For unlike many convicts, Vaux was educated and from a middle-class background. But the life he followed, and the company he kept, revolved around crime.
"When he chose a criminal life path, he had to learn their language, and he learnt it as a second language," said Richards. "He had that mastery and he had the educational skill to understand it, analyse it, record it."
Having returned to Britain and his old life, Vaux was once more in trouble and transported back to NSW in 1810. In Sydney, he was charged again in regard to a theft and, as a repeat offender, was sent to Newcastle.
"Newcastle was known at the time as 'the Hell of NSW'," Kel Richards explained. "It was like a Supermax prison, it's where the worst people went."
Kel Richards said "Flash Jim", as he was referred to, was toiling unhappily in a coal mine. His way out of the mine was words.
"To do that, he wrote this dictionary," Richards said. "His thinking was that the flash talk, which had been invented by thieves sort of as a code language, so they could talk to each other and the police and the magistrates wouldn't know what they were talking about, had become part of the everyday language. And their gaolers couldn't understand it.
"The commandant at Newcastle, Thomas Skottowe, had to call in Vaux and get him to translate what the prisoner was saying.
"So Vaux's clever scheme was, 'I'll write him a dictionary that explains the flash language and what the words mean, and he'll be so impressed and so pleased, he'll take me out of the mines and give me a nice soft job at the quartermaster's store'."
The plan worked. Vaux secured a softer job, and some of the foundations of Australian English had been laid in Newcastle.

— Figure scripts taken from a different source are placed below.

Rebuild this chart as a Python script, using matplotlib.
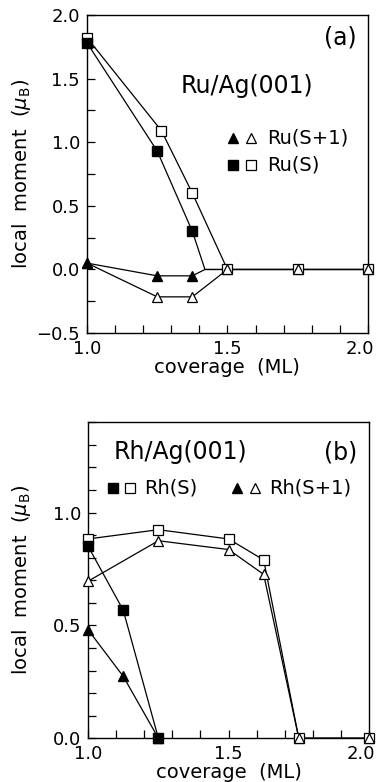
import numpy as np
import matplotlib
matplotlib.use("Agg")
import matplotlib.pyplot as plt
import matplotlib.transforms as mtransforms
from matplotlib.ticker import MultipleLocator

# ---- panel (a): Ru/Ag(001)
ru_s_fill_x = [1.0, 1.25, 1.375, 1.42, 1.5, 1.75, 2.0]
ru_s_fill_y = [1.78, 0.93, 0.30, 0.0, 0.0, 0.0, 0.0]
ru_s_open_x = [1.0, 1.265, 1.375, 1.5, 1.75, 2.0]
ru_s_open_y = [1.82, 1.09, 0.60, 0.0, 0.0, 0.0]
ru_s1_fill_x = [1.0, 1.25, 1.375, 1.42, 1.5]
ru_s1_fill_y = [0.05, -0.05, -0.05, 0.0, 0.0]
ru_s1_open_x = [1.0, 1.25, 1.375, 1.5, 1.75, 2.0]
ru_s1_open_y = [0.05, -0.215, -0.215, 0.0, 0.0, 0.0]

# ---- panel (b): Rh/Ag(001)
rh_s_fill_x = [1.0, 1.125, 1.25]
rh_s_fill_y = [0.85, 0.567, 0.0]
rh_s_open_x = [1.0, 1.25, 1.5, 1.625, 1.75, 2.0]
rh_s_open_y = [0.883, 0.924, 0.883, 0.79, 0.0, 0.0]
rh_s1_fill_x = [1.0, 1.125, 1.25]
rh_s1_fill_y = [0.48, 0.274, 0.0]
rh_s1_open_x = [1.0, 1.25, 1.5, 1.625, 1.75, 2.0]
rh_s1_open_y = [0.696, 0.875, 0.836, 0.726, 0.0, 0.0]

plt.rcParams['font.family'] = ['DejaVu Sans']
plt.rcParams['mathtext.fontset'] = 'dejavusans'

fig = plt.figure(figsize=(3.8, 7.82), dpi=100)
axa = fig.add_axes([0.229, 0.574, 0.739, 0.407])
axb = fig.add_axes([0.232, 0.056, 0.739, 0.404])

ms = 6.5


def fill_line(ax, x, y, m, unfilled=False, mark_idx=None):
    ax.plot(x, y, '-', color='black', lw=0.9, zorder=2)
    if mark_idx is None:
        mark_idx = range(len(x))
    xs = [x[i] for i in mark_idx]
    ys = [y[i] for i in mark_idx]
    if unfilled:
        ax.plot(xs, ys, m, ls='none', mfc='white', mec='black', mew=0.9, ms=ms, zorder=3)
    else:
        ax.plot(xs, ys, m, ls='none', color='black', ms=ms, zorder=4)


def style(ax, ylim, ymajor, yminor, ylab_x):
    ax.set_xlim(1.0, 2.0)
    ax.set_ylim(*ylim)
    ax.xaxis.set_major_locator(MultipleLocator(0.5))
    ax.xaxis.set_minor_locator(MultipleLocator(0.1))
    ax.yaxis.set_major_locator(MultipleLocator(ymajor))
    ax.yaxis.set_minor_locator(MultipleLocator(yminor))
    ax.tick_params(which='both', direction='in', length=6, width=0.9,
                   top=False, right=False, labelsize=13, pad=5)
    for s in ax.spines.values():
        s.set_linewidth(1.0)
    ax.set_xlabel('coverage  (ML)', fontsize=14, labelpad=0)
    ax.set_ylabel(r'local  moment  ($\mu_{\rm B}$)', fontsize=14)
    ax.yaxis.set_label_coords(ylab_x, 0.5)
    ax.xaxis.set_major_formatter(plt.FuncFormatter(lambda v, p: '%.1f' % v))
    ax.yaxis.set_major_formatter(plt.FuncFormatter(lambda v, p: ('%.1f' % v).replace('-', '\u2212')))


# panel (a)
fill_line(axa, ru_s_open_x, ru_s_open_y, 's', unfilled=True)
fill_line(axa, ru_s1_open_x, ru_s1_open_y, '^', unfilled=True)
fill_line(axa, ru_s_fill_x, ru_s_fill_y, 's', mark_idx=[0, 1, 2])
fill_line(axa, ru_s1_fill_x, ru_s1_fill_y, '^', mark_idx=[0, 1, 2])
style(axa, (-0.5, 2.0), 0.5, 0.25, -0.192)
axa.text(0.96, 0.93, '(a)', transform=axa.transAxes, fontsize=17, ha='right', va='center')
axa.text(0.57, 0.775, 'Ru/Ag(001)', transform=axa.transAxes, fontsize=17, ha='center', va='center')
axa.plot([1.52], [1.03], '^', color='black', ms=ms)
axa.plot([1.585], [1.03], '^', mfc='white', mec='black', mew=0.9, ms=ms)
axa.text(1.64, 1.03, 'Ru(S+1)', fontsize=14, va='center')
axa.plot([1.52], [0.82], 's', color='black', ms=ms)
axa.plot([1.585], [0.82], 's', mfc='white', mec='black', mew=0.9, ms=ms)
axa.text(1.64, 0.82, 'Ru(S)', fontsize=14, va='center')

# panel (b)
fill_line(axb, rh_s_open_x, rh_s_open_y, 's', unfilled=True)
fill_line(axb, rh_s1_open_x, rh_s1_open_y, '^', unfilled=True)
fill_line(axb, rh_s_fill_x, rh_s_fill_y, 's')
fill_line(axb, rh_s1_fill_x, rh_s1_fill_y, '^')
style(axb, (0.0, 1.4), 0.5, 0.1, -0.196)
axb.text(0.96, 0.905, '(b)', transform=axb.transAxes, fontsize=17, ha='right', va='center')
axb.text(0.09, 0.905, 'Rh/Ag(001)', transform=axb.transAxes, fontsize=17, ha='left', va='center')
axb.plot([1.09], [1.11], 's', color='black', ms=ms)
axb.plot([1.15], [1.11], 's', mfc='white', mec='black', mew=0.9, ms=ms)
axb.text(1.2, 1.11, 'Rh(S)', fontsize=14, va='center')
axb.plot([1.53], [1.11], '^', color='black', ms=ms)
axb.plot([1.595], [1.11], '^', mfc='white', mec='black', mew=0.9, ms=ms)
axb.text(1.645, 1.11, 'Rh(S+1)', fontsize=14, va='center')

for ax in (axa, axb):
    for ln in ax.lines:
        ln.set_clip_on(False)

fig.canvas.draw()
# the last x label (2.0) sits a little left of its tick, like in the original
shift = mtransforms.ScaledTranslation(-6 / 72, 0, fig.dpi_scale_trans)
for ax in (axa, axb):
    for lab in ax.get_xticklabels():
        if lab.get_text() == '2.0':
            lab.set_transform(lab.get_transform() + shift)

fig.savefig('out.png', dpi=100)
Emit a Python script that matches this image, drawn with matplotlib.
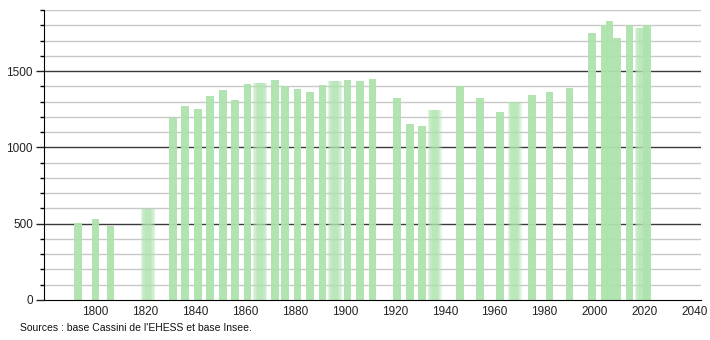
import matplotlib
matplotlib.use("Agg")
import matplotlib.pyplot as plt
import numpy as np

years = [1793, 1800, 1806, 1821, 1831, 1836, 1841, 1846, 1851, 1856,
         1861, 1866, 1872, 1876, 1881, 1886, 1891, 1896, 1901, 1906, 1911,
         1921, 1926, 1931, 1936, 1946, 1954, 1962, 1968, 1975, 1982, 1990,
         1999, 2004, 2006, 2009, 2014, 2019, 2021]
population = [507, 533, 487, 597, 1193, 1270, 1250, 1338, 1377, 1311,
              1414, 1421, 1441, 1399, 1382, 1362, 1406, 1432, 1441, 1434, 1447,
              1322, 1151, 1138, 1243, 1399, 1322, 1230, 1298, 1342, 1362, 1388,
              1750, 1800, 1831, 1717, 1803, 1783, 1800]
blurred_years = [1821, 1866, 1896, 1936, 1968, 2019]
x_ticks = [1800, 1820, 1840, 1860, 1880, 1900, 1920, 1940, 1960, 1980, 2000, 2020, 2040]
y_ticks = [0, 500, 1000, 1500]
source_text = "Sources : base Cassini de l'EHESS et base Insee."

plt.rcParams['font.family'] = ['Liberation Sans', 'DejaVu Sans']

fig = plt.figure(figsize=(7.1, 3.4), dpi=100)
ax = fig.add_axes([44/710, 40/340, (701-44)/710, 290/340])

bar_color = '#ade3ad'
bw = 3.1

# gridlines
for v in range(100, 2000, 100):
    if v % 500 == 0:
        ax.axhline(v, color='#3a3a3a', lw=1.0, zorder=1)
    else:
        ax.axhline(v, color='#c8c8c8', lw=1.0, zorder=1)

for yr, p in zip(years, population):
    if yr in blurred_years:
        for w in [5.6, 4.6, 3.6, 2.6]:
            ax.bar(yr, p, width=w, color=bar_color, alpha=0.35, lw=0, zorder=2)
    else:
        ax.bar(yr, p, width=bw, color=bar_color, alpha=0.95, lw=0, zorder=2)

ax.set_xlim(1779.4, 2042.7)
ax.set_ylim(0, 1900)

ax.set_yticks(y_ticks)
ax.set_yticks(range(0, 2000, 100), minor=True)
ax.tick_params(axis='y', which='major', length=6, width=1, direction='out',
               labelsize=8.5, colors='#222222', pad=2)
ax.tick_params(axis='y', which='minor', length=3, width=1, direction='out')
ax.set_xticks(x_ticks)
ax.tick_params(axis='x', which='both', length=0, labelsize=8.5, colors='#222222', pad=4)

for s in ['top', 'right']:
    ax.spines[s].set_visible(False)
ax.spines['left'].set_color('black')
ax.spines['bottom'].set_color('black')
ax.spines['left'].set_zorder(3)
ax.spines['bottom'].set_zorder(3)

fig.text(20/710, 1 - 328/340, source_text, fontsize=7.5, color='#111111',
         va='center', ha='left')

fig.savefig('out.png', dpi=100)
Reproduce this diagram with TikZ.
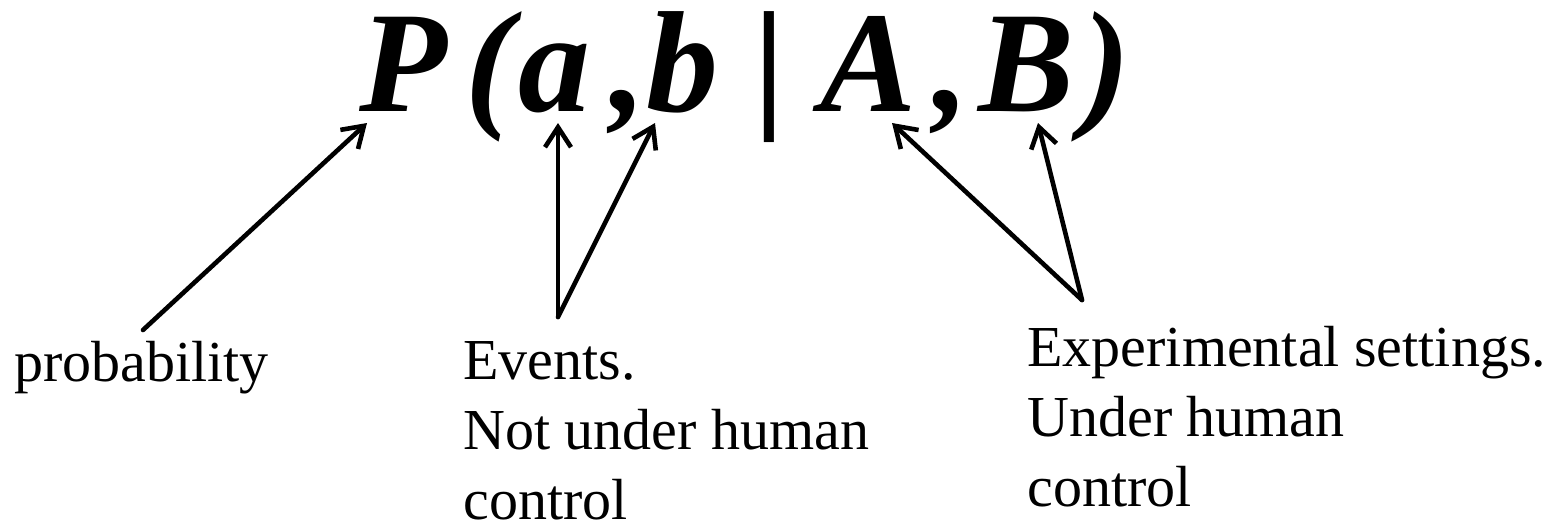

"The dictionary only turned up because he was in Newcastle," Richards said. "If he had never been sentenced to hard labour in Newcastle, I don't think he would have ever written that dictionary."
While doing time in Newcastle, Vaux also wrote his memoir, which, along with the dictionary, was later published in London.
According to Kel Richards, Vaux's book was the first autobiography written in Australia: "So this old lag, this old criminal, has got two firsts, and he wrote both of them in Newcastle."
While the way Australians speak has changed dramatically since Vaux's day, particularly with the influence of American popular culture, Kel Richards said "Aussie English" remained healthy and "still as bright as a box of budgies" - with more than a sprinkling of those convict words "Flash Jim" recorded.
"He deserves a hardy handshake," said Mr Richards of his biography subject. "But just check for your wristwatch after you've shaken hands with him."